It's frustrating to think how obsolete a computer becomes in four years. "Four years old? You must be ready for an upgrade!" So they order a new computer - the latest Mac or a zippy PC - and it arrives in all it's brand-new glory, promising to be light years ahead of the last model and melting the walls with its tangible power.
It's strange, though, to think that I've been pumping for four years now. Today's technology seems to be moving at the speed of light sometimes, with new versions of softwares being developed almost daily and gadgets being invented and reinvented by the hundreds, but my 512 and my soon-to-be ordered 522 won't be much different, save for small upgrades and the option for a continuous glucose monitoring system (which will be the subject of an insurance battle, I'm sure).

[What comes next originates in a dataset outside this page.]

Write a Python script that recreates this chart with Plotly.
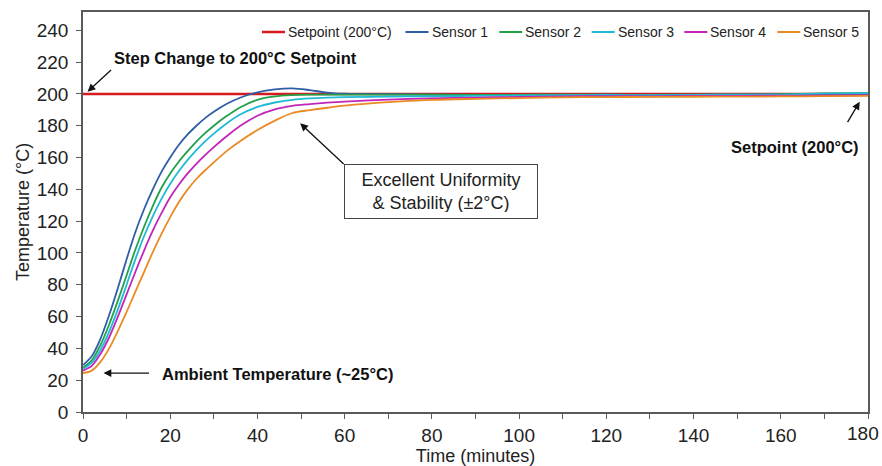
import plotly.graph_objects as go

time_min = [0, 2, 4, 6, 8, 10, 12, 14, 16, 18, 20, 22, 24, 26, 28, 30, 33, 36, 40, 44, 48, 52, 56, 60,
            70, 80, 90, 100, 110, 120, 130, 140, 150, 160, 170, 180]

sensor1 = [29.5, 35, 46, 61, 78, 96, 113, 127.5, 140, 151, 160, 168, 174.5, 180, 184.8, 188.8, 193.8, 197.6, 201.0, 202.9,
           203.5, 202.4, 200.8, 200.1, 199.8, 199.6, 199.4, 199.1, 199.3, 199.5, 199.2, 199.4, 199.6, 199.5, 199.7, 200.0]
sensor2 = [28, 32.5, 42, 55, 70, 86, 102, 116.5, 129.5, 141, 150, 157.5, 164, 170, 175.3, 180, 186.2, 191.5, 196.3, 198.4,
           199.2, 199.5, 199.6, 199.6, 199.6, 199.5, 199.3, 199.4, 199.6, 199.5, 199.4, 199.6, 199.5, 199.8, 200.3, 200.5]
sensor3 = [27, 31, 39, 50.5, 64.5, 80, 96, 110.5, 123, 134, 143.5, 151.5, 158.5, 164.7, 170.2, 175, 181.5, 187, 191.8, 194.6,
           196.3, 197.2, 197.7, 198.0, 198.3, 198.5, 198.8, 199.0, 199.2, 199.3, 199.2, 199.4, 199.5, 199.6, 200.2, 200.4]
sensor4 = [26, 29, 36.5, 47, 60, 74, 88, 101.5, 114, 125, 135, 143, 150, 156, 161.5, 166.5, 173.5, 179.8, 186.3, 190.3,
           192.5, 193.6, 194.5, 195.2, 196.4, 197.2, 197.7, 198.1, 198.4, 198.6, 198.5, 198.7, 198.8, 198.9, 199.0, 199.2]
sensor5 = [24.5, 26, 31.5, 40, 51, 63, 75.5, 88, 100.5, 112, 122.5, 132, 140, 146.5, 152, 157, 164.2, 170.3, 177.3, 183.2,
           188.0, 189.8, 191.3, 192.6, 194.8, 196.2, 196.9, 197.4, 197.8, 198.0, 198.1, 198.2, 198.3, 198.4, 198.6, 198.8]

setpoint_time = [0, 180]
setpoint_value = [200, 200]

x_tick_vals = [0, 20, 40, 60, 80, 100, 120, 140, 160, 180]
legend_names = ["Setpoint (200°C)", "Sensor 1", "Sensor 2", "Sensor 3", "Sensor 4", "Sensor 5"]
series_values = [sensor1, sensor2, sensor3, sensor4, sensor5]
colors = ["#d71a1f", "#2f5ea8", "#22a04a", "#1fbad6", "#c226b9", "#ea8a22"]

FONT = "Liberation Sans, Arial, sans-serif"

# layout geometry (pixels)
W, H = 882, 466
ML, MR, MT, MB = 83, 14, 12, 54
PW, PH = W - ML - MR, H - MT - MB

fig = go.Figure()
fig.add_trace(go.Scatter(x=setpoint_time, y=setpoint_value, mode="lines", name=legend_names[0],
                         showlegend=False, line=dict(color=colors[0], width=2.5)))
for name, vals, col in zip(legend_names[1:], series_values, colors[1:]):
    fig.add_trace(go.Scatter(x=time_min, y=vals, mode="lines", name=name, showlegend=False,
                             line=dict(color=col, width=1.8, shape="spline", smoothing=0.9)))

axis_common = dict(showline=True, linecolor="#5a5a5a", linewidth=1.5, mirror=True, showgrid=False,
                   zeroline=False, ticks="outside", ticklen=5, tickcolor="#5a5a5a", automargin=False,
                   tickfont=dict(family=FONT, size=19, color="#222"))

# last x tick label is placed as an annotation so it stays inside the page edge
x_tick_text = [str(v) for v in x_tick_vals[:-1]] + [""]
fig.update_xaxes(range=[0, 180], tickmode="array", tickvals=x_tick_vals, ticktext=x_tick_text,
                 minor=dict(ticks="outside", dtick=10, ticklen=5, tickcolor="#5a5a5a", showgrid=False),
                 title=dict(text="Time (minutes)", font=dict(family=FONT, size=18, color="#222"), standoff=2),
                 **axis_common)
fig.update_yaxes(range=[0, 251.5], dtick=20, tick0=0, ticklabelstandoff=4,
                 title=dict(text="Temperature (°C)", font=dict(family=FONT, size=18, color="#222"), standoff=2),
                 **axis_common)

arrow = dict(showarrow=True, arrowhead=2, arrowsize=1.2, arrowwidth=1.3, arrowcolor="#111")
annotations = [
    dict(x=34.9, y=222.6, text="<b>Step Change to 200°C Setpoint</b>", showarrow=False,
         font=dict(family=FONT, size=16.5, color="#111")),
    dict(x=1.05, y=201.4, ax=25, ay=-23, text="", **arrow),
    dict(x=44.5, y=24.2, text="<b>Ambient Temperature (~25°C)</b>", showarrow=False,
         font=dict(family=FONT, size=16.5, color="#111")),
    dict(x=4.7, y=24.5, ax=47, ay=0, text="", **arrow),
    dict(x=82.2, y=138.4, text="Excellent Uniformity<br>& Stability (±2°C)", showarrow=False,
         font=dict(family=FONT, size=18, color="#222"), bgcolor="white", bordercolor="#444",
         borderwidth=1, borderpad=6, width=180, height=41),
    dict(x=49.8, y=181.5, ax=45, ay=42, text="", **arrow),
    dict(x=163.2, y=166.6, text="<b>Setpoint (200°C)</b>", showarrow=False,
         font=dict(family=FONT, size=16.5, color="#111")),
    dict(x=178.1, y=195.1, ax=-13, ay=22, text="", **arrow),
    dict(xref="x", yref="paper", x=x_tick_vals[-1], y=(0 - 21) / PH, xanchor="right", yanchor="middle",
         xshift=13, text=str(x_tick_vals[-1]), showarrow=False,
         font=dict(family=FONT, size=19, color="#222")),
]

# manual legend (entry start positions in pixels, matching the reference layout)
legend_start_px = [262, 405.5, 499.3, 591.7, 684.3, 777.3]
legend_line_len = 23
legend_y_px = 32
shapes = []
ly = (H - MB - legend_y_px) / PH
for name, col, sx in zip(legend_names, colors, legend_start_px):
    x0 = (sx - ML) / PW
    x1 = (sx + legend_line_len - ML) / PW
    shapes.append(dict(type="line", xref="paper", yref="paper", x0=x0, x1=x1, y0=ly, y1=ly,
                       line=dict(color=col, width=2.5 if name.startswith("Setpoint") else 2)))
    annotations.append(dict(xref="paper", yref="paper", x=x1, y=ly, xanchor="left", yanchor="middle",
                            xshift=1, text=name, showarrow=False,
                            font=dict(family=FONT, size=14, color="#222")))

fig.update_layout(
    width=W, height=H,
    margin=dict(l=ML, r=MR, t=MT, b=MB, autoexpand=False),
    paper_bgcolor="white", plot_bgcolor="white",
    font=dict(family=FONT, color="#222"),
    showlegend=False,
    annotations=annotations,
    shapes=shapes,
)

fig.write_html("out.html", config={"displayModeBar": False},
               post_script="document.body.style.margin='0px';")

I understand that this medical device has come a significant way from its origin as a backpack-sized monstrosity to a beeper-sized gadget. I also understand that this is a strategic and precise medical device, something that helps to sustain and prolong my life. Bells and whistles don't matter as much as precision and accuracy.
I would love to open a new model, one that's four years ahead of the version I'm trading in. I would love to toss aside the packing peanuts, pull out that little plastic device, and marvel in what medical technology has done with four years.
I'm hoping that once I'm linked up to the constant glucose monitoring portion of my new pump and making use of real-time results every day, the walls will start to melt for me.